[Begin INFORMATION SHOWN]

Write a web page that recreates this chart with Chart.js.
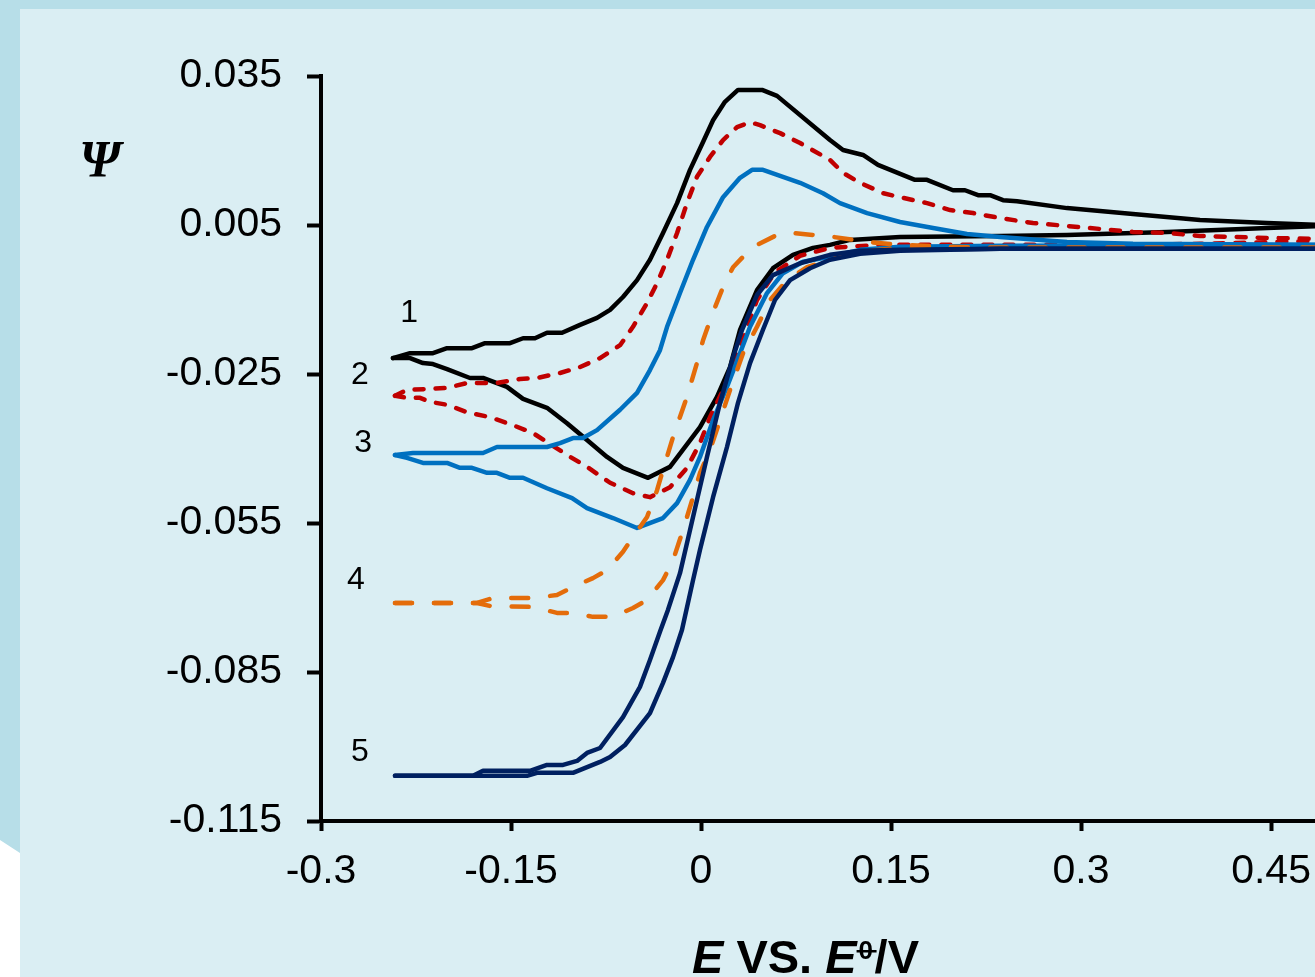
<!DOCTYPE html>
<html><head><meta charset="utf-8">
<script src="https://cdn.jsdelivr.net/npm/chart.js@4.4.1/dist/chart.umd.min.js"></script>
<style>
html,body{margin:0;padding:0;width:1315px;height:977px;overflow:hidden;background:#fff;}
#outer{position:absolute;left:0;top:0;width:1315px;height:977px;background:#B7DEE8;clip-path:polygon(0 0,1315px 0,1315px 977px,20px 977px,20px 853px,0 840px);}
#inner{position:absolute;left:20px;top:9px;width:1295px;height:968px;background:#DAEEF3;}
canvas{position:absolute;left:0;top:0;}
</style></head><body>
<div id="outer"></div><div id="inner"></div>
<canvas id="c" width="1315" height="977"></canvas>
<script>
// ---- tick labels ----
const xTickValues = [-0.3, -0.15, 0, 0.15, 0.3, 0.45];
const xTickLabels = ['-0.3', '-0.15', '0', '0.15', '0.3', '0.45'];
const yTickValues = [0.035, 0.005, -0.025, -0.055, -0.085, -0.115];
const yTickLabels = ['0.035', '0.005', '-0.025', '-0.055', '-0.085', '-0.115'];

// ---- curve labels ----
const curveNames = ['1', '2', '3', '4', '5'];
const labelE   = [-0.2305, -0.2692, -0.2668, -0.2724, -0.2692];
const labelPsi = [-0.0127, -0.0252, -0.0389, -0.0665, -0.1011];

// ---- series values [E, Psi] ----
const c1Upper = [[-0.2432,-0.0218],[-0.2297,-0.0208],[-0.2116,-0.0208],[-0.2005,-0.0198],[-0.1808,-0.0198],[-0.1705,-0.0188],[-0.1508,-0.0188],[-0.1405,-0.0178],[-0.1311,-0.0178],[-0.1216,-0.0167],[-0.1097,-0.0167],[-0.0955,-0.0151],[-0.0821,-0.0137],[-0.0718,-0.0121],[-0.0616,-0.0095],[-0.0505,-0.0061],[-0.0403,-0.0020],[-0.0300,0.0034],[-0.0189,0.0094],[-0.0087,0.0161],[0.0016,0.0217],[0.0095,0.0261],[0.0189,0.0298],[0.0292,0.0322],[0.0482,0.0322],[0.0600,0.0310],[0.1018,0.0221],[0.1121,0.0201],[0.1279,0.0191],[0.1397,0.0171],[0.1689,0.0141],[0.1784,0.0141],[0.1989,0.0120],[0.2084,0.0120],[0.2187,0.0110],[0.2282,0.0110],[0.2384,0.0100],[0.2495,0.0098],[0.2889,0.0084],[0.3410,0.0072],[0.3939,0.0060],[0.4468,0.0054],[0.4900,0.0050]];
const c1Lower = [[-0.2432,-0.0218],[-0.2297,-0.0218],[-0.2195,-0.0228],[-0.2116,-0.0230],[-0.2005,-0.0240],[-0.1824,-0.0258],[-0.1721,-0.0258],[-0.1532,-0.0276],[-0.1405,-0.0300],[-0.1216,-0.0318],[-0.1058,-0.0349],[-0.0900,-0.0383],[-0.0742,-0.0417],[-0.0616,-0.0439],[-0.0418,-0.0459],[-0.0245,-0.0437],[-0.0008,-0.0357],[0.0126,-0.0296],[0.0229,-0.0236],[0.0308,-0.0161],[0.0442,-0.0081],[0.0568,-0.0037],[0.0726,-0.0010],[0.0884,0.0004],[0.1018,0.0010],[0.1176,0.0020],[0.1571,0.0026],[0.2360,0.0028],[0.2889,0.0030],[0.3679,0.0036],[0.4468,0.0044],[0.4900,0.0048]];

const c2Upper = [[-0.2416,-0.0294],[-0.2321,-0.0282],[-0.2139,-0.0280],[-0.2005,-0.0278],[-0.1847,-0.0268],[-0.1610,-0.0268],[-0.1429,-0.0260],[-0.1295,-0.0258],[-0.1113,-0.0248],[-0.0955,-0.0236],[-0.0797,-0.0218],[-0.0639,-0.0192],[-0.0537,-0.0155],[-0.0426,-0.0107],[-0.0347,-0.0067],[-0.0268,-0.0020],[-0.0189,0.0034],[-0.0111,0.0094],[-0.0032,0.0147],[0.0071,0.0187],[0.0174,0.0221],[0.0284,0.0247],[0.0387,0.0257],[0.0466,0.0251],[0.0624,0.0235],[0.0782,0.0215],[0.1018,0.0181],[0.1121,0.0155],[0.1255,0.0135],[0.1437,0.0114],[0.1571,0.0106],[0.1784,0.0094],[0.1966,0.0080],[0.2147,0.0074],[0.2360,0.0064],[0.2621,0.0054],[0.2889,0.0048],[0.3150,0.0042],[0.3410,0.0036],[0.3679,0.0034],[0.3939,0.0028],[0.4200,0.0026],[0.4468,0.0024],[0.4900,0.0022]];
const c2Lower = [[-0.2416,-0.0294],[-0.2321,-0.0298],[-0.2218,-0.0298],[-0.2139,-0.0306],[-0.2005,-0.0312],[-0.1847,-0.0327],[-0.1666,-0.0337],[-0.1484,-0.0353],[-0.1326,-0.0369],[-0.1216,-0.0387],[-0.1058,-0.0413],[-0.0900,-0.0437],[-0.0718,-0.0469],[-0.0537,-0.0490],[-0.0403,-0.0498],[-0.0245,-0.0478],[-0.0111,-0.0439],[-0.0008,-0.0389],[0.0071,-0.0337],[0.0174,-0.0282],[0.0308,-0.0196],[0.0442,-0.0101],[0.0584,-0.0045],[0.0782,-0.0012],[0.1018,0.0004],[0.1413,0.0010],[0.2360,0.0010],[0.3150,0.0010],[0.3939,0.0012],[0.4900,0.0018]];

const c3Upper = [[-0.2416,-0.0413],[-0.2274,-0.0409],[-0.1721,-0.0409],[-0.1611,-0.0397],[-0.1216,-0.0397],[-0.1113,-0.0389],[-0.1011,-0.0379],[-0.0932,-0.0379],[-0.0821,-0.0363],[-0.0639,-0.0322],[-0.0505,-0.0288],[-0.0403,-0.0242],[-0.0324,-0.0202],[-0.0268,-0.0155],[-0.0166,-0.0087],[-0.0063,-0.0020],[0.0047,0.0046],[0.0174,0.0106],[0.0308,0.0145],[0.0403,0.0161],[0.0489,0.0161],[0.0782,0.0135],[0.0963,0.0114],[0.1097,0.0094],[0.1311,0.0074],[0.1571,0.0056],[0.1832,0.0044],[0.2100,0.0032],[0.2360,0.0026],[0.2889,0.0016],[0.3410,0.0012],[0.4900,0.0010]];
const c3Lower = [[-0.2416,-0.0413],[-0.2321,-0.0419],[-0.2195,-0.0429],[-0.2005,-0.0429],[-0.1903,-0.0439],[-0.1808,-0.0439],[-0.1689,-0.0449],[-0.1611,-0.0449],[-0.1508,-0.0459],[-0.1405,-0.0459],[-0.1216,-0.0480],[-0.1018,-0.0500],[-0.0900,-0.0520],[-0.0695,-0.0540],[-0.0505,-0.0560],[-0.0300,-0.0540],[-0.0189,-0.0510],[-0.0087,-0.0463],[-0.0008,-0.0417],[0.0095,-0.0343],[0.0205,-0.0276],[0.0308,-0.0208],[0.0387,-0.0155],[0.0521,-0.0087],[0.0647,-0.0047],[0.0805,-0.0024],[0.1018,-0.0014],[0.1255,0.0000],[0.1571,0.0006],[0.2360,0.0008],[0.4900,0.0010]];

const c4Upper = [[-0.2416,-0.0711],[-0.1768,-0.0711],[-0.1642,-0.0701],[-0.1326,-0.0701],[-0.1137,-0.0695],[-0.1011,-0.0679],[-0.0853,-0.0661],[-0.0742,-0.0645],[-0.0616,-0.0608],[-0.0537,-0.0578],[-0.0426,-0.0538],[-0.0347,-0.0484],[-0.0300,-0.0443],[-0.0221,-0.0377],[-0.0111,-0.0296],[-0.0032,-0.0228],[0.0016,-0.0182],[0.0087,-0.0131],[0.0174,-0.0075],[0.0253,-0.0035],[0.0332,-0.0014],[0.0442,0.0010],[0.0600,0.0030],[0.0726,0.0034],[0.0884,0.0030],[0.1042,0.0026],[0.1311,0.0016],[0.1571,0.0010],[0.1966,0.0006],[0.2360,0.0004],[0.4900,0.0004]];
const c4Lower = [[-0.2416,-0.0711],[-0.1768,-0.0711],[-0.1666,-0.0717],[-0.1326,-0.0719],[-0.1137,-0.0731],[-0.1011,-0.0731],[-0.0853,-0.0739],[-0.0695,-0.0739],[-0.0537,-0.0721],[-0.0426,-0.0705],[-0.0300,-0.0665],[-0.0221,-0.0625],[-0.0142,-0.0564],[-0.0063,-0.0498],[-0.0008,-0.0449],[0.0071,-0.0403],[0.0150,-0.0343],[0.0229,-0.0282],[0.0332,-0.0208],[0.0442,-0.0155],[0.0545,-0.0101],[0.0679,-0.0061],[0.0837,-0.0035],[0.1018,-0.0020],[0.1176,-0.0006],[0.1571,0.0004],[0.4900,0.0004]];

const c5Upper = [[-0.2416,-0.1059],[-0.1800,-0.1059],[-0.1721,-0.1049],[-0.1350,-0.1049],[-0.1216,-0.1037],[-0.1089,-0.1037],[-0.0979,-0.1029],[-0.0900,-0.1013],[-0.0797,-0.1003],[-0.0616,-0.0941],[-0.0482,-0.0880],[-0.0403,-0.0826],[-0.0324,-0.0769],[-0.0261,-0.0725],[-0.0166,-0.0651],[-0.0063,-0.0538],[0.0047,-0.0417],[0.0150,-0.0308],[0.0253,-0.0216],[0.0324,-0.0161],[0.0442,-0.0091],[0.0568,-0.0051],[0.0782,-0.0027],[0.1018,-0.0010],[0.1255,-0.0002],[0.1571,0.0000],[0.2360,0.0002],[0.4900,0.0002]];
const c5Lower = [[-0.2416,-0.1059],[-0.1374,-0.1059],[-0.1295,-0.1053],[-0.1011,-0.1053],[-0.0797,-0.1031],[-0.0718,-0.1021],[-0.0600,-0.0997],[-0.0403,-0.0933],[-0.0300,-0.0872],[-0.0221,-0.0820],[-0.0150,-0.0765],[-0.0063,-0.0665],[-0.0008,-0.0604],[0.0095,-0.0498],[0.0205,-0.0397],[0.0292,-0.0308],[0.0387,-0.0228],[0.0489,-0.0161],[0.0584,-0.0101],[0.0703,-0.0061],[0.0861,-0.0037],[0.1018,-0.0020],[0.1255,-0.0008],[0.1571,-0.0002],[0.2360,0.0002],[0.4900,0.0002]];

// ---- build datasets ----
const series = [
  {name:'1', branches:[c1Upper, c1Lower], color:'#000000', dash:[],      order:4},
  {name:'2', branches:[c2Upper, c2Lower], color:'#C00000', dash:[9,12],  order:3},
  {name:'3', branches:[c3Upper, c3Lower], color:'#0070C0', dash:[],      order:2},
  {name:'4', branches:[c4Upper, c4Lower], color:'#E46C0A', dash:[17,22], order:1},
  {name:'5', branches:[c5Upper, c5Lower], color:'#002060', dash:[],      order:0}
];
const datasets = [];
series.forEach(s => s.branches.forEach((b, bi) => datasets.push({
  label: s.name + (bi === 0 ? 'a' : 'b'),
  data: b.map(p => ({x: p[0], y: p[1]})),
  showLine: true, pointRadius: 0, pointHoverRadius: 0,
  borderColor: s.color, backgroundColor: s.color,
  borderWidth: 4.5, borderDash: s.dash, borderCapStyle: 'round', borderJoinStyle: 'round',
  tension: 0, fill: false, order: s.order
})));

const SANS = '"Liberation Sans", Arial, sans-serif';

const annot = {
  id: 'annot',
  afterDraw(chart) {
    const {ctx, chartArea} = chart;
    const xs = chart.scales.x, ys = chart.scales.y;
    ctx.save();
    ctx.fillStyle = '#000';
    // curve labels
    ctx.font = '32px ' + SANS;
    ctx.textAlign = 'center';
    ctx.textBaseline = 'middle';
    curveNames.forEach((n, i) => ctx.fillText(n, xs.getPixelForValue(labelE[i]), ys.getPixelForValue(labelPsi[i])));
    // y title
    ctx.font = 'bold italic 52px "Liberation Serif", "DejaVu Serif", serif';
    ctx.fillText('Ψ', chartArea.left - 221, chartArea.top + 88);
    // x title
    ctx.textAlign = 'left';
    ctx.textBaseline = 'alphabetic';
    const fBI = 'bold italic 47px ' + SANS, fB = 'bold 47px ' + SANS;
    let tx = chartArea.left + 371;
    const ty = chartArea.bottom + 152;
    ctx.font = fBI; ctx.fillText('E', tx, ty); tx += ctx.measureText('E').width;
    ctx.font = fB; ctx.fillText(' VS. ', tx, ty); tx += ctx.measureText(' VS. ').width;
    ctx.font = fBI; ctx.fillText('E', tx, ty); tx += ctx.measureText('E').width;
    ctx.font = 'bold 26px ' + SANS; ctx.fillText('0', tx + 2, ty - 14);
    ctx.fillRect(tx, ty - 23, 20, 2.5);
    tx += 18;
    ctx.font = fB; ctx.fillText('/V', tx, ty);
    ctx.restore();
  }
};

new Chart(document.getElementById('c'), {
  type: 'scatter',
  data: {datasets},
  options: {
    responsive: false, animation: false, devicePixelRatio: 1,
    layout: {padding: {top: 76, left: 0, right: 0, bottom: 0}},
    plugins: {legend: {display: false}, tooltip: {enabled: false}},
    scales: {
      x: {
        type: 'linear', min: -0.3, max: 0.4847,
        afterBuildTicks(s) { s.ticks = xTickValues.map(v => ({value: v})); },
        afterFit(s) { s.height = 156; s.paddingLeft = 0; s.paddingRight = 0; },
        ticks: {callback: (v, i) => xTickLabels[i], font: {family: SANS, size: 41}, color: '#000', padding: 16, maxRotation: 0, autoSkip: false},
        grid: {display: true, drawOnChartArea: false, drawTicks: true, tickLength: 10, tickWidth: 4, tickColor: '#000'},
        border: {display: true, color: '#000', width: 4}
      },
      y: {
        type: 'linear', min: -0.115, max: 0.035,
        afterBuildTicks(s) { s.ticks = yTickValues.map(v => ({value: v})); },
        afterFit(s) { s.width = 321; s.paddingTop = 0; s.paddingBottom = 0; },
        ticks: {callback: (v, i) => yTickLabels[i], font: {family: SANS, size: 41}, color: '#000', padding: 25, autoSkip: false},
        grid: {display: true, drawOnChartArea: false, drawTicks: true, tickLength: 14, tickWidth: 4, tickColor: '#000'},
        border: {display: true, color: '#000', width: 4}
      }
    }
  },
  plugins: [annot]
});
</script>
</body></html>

[End INFORMATION SHOWN]

> _SHORT PROBLEM_
Reproduce the material above exactly, first line through the line that contains "['0.035', '0.005', '-0.025', '-0.055', '-0.085', '-0.115'];", minus the pictures.

> _SOLUTION FOR THIS TASK_
Write a web page that recreates this chart with Chart.js.
<!DOCTYPE html>
<html><head><meta charset="utf-8">
<script src="https://cdn.jsdelivr.net/npm/chart.js@4.4.1/dist/chart.umd.min.js"></script>
<style>
html,body{margin:0;padding:0;width:1315px;height:977px;overflow:hidden;background:#fff;}
#outer{position:absolute;left:0;top:0;width:1315px;height:977px;background:#B7DEE8;clip-path:polygon(0 0,1315px 0,1315px 977px,20px 977px,20px 853px,0 840px);}
#inner{position:absolute;left:20px;top:9px;width:1295px;height:968px;background:#DAEEF3;}
canvas{position:absolute;left:0;top:0;}
</style></head><body>
<div id="outer"></div><div id="inner"></div>
<canvas id="c" width="1315" height="977"></canvas>
<script>
// ---- tick labels ----
const xTickValues = [-0.3, -0.15, 0, 0.15, 0.3, 0.45];
const xTickLabels = ['-0.3', '-0.15', '0', '0.15', '0.3', '0.45'];
const yTickValues = [0.035, 0.005, -0.025, -0.055, -0.085, -0.115];
const yTickLabels = ['0.035', '0.005', '-0.025', '-0.055', '-0.085', '-0.115'];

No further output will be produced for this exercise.